On the one hand, I could make a point to keep an eye on his apartment–his front door is easily visible from my window–and make note of the people who come and go, slowly building a dossier of faces, attaching them to names, and drawing connections between the individual nodes of Lane County’s rapidly-growing far-right network.
My neighbor may not be an outspoken, highly visible fascist, but there are very few people who willingly sport Thin Blue Line and Punisher symbolism on their clothing and cars without holding at least a little bit of sympathy for the far-right’s actions. It is at least somewhat likely that there are only a few degrees of separation between my neighbor and the far-right activists that I’ve been monitoring for months, if not years.
But on the other I could simply move on with my life and not spend time and energy worrying about a young man I have never spoken to or otherwise acquainted myself with. He’s never bothered me, and I’ve never seen commit acts of hatred in public or private.
There’s no solid proof that my neighbor is an actual, avowed, Roman-saluting fascist, just circumstantial evidence and my own informed opinion. It’s entirely possible that my neighbor is simply a misguided young man who was spoon-fed a little too much copaganda by television.
So what do I do?
I often find myself wondering whether there’s a correlation between how one treats individuals and how they approach the big, abstract systems that govern our lives. The easy thought is that they correlate closely–that those who treat people with kindness and understanding might view these systems with a similarly optimistic eye. Conversely, those that give no quarter to individuals might be expected to do the same when it comes to challenging and dismantling the superstructures underpinning society.
But I’ve come to believe that the opposite is true. Those that have the greatest compassion for individuals are the most ruthless dismantlers of all. It takes real kindness and generosity to see even the worst people among as victims in this grand social scam we’re born into. It takes guts to view the oppressor as equally exploited within a system that gives them little freedom to choose a different path through life. A fascist is not born a fascist, they are molded by the pressures inherent in the politics of resentment and hopelessness.
The fascist, as an individual, engenders more pity than fear from me, though their ideology is fearful. I see them less as threatening thugs and more like foolish, lost souls that have had the joy and beauty of life unfairly ripped away from them.
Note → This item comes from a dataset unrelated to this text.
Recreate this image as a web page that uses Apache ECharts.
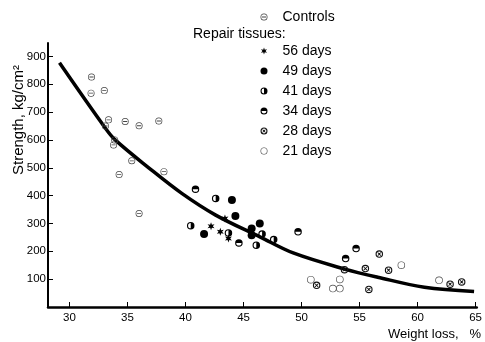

They are not touched by love, and that is more than enough to turn them into sorry creatures.
This is not to say that I want to build bridges or find common ground with the fascists in the hopes that they might turn their backs on their dreadful ideas. But I am not so cynical and jaded that I don’t feel pity for the young people who find themselves twisted into gnarled, nasty versions of themselves by the dark allure of American fascism. They did not have to end up like they did.
Every time I see that neighbor of mine, sulking through the courtyard with a comic book logo draped across his face and chest, I feel sorry for him. I feel sorry because no one could reach him with anything but lies designed to make him hateful and spiteful. I feel sorry because he clearly feels like the only way to seize control of his life is to align himself with the identity of oppression, that he might find purpose by slavishly devoting himself to the worship of power and order at the cost of his very humanity.
And every time I walk down to the garage to shove a potato in the tailpipe of this young fascist’s truck, I feel just a little bit sorry for him.